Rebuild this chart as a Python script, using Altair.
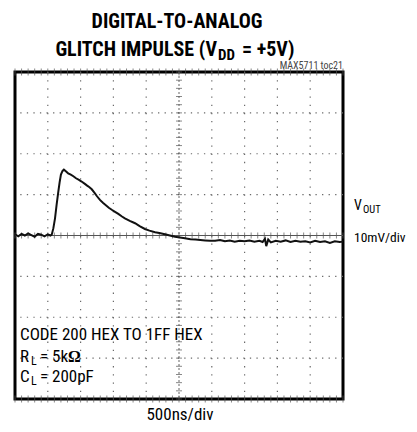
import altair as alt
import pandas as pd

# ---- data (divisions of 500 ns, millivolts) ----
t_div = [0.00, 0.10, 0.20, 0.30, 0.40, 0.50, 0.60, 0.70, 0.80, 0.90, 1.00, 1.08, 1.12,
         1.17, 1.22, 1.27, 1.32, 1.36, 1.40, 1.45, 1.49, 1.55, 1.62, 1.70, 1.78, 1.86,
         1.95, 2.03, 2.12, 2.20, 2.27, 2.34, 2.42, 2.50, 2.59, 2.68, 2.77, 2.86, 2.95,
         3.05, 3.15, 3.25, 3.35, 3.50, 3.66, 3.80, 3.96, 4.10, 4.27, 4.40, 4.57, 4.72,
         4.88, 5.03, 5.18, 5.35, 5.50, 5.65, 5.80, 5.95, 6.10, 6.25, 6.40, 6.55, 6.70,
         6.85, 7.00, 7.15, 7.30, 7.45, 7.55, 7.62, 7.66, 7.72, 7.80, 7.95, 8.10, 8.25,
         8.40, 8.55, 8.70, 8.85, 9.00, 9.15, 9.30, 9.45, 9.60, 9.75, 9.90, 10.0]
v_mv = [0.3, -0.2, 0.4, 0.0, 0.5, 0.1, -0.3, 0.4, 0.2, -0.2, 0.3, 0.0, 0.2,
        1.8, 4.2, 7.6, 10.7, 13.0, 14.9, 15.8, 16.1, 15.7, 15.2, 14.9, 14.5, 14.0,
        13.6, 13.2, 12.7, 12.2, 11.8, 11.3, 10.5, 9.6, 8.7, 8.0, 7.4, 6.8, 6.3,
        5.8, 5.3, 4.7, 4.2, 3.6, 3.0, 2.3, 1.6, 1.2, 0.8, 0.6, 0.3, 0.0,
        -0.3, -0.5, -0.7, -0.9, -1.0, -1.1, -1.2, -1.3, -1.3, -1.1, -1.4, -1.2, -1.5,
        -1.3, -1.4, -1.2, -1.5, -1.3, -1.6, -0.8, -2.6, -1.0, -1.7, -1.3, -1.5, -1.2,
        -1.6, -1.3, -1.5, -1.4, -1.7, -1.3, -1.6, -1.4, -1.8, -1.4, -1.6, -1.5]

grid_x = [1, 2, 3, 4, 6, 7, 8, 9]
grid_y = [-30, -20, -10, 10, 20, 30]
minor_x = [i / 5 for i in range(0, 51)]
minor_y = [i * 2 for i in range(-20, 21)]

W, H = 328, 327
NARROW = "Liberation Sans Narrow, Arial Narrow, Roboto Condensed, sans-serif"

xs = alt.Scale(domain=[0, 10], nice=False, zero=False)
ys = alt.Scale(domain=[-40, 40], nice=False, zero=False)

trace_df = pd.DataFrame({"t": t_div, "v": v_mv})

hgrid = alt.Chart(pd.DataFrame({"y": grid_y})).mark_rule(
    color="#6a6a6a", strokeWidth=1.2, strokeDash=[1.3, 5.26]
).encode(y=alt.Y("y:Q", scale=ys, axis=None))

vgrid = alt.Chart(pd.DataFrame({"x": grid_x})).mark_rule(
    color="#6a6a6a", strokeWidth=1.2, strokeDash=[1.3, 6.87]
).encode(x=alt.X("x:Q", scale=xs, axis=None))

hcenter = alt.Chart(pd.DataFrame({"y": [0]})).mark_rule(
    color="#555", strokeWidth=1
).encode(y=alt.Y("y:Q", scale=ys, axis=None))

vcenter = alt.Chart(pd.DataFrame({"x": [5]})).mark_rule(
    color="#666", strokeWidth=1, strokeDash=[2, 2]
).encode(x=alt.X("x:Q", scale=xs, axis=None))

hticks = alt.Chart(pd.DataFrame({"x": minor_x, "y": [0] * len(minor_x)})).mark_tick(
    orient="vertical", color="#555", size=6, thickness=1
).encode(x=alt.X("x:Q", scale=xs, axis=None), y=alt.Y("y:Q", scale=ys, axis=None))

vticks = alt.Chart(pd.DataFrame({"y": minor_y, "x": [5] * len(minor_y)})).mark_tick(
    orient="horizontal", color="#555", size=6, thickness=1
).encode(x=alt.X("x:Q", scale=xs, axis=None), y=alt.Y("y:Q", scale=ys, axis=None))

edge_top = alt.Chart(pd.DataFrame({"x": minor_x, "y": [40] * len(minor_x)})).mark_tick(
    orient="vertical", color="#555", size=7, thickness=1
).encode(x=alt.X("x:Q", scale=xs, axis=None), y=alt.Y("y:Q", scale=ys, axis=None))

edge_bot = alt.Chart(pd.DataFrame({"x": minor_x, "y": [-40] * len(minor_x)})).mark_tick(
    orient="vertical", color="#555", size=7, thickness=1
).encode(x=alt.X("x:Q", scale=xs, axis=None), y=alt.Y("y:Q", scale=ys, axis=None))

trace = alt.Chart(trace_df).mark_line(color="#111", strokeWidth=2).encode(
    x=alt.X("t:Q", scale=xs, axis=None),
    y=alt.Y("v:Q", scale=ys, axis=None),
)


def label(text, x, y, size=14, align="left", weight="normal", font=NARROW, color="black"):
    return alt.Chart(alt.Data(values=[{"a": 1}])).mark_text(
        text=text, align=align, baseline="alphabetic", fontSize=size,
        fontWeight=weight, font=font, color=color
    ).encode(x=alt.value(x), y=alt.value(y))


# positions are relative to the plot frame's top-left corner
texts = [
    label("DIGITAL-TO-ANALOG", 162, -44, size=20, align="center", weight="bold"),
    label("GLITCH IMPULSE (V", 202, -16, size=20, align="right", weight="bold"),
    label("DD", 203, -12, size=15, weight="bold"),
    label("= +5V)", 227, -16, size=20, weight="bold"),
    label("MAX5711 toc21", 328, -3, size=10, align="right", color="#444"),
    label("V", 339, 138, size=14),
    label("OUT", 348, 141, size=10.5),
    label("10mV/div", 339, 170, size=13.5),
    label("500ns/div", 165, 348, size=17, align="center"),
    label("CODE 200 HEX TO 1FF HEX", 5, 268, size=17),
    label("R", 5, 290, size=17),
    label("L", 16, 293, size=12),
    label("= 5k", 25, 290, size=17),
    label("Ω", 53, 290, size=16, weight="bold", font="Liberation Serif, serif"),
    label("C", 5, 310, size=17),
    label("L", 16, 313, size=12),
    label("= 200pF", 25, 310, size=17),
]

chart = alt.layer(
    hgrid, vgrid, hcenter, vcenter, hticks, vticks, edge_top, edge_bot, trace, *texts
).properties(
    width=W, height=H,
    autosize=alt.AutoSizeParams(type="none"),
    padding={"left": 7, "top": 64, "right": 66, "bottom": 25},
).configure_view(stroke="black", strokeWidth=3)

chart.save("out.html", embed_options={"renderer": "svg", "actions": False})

##############################

TASK TO COMPLETE:
Extract, word for word, each line from the top of the data down to and including the line with "import pandas as pd"; skip the pictures.

RESPONSE BELOW:
Rebuild this chart as a Python script, using Altair.
import altair as alt
import pandas as pd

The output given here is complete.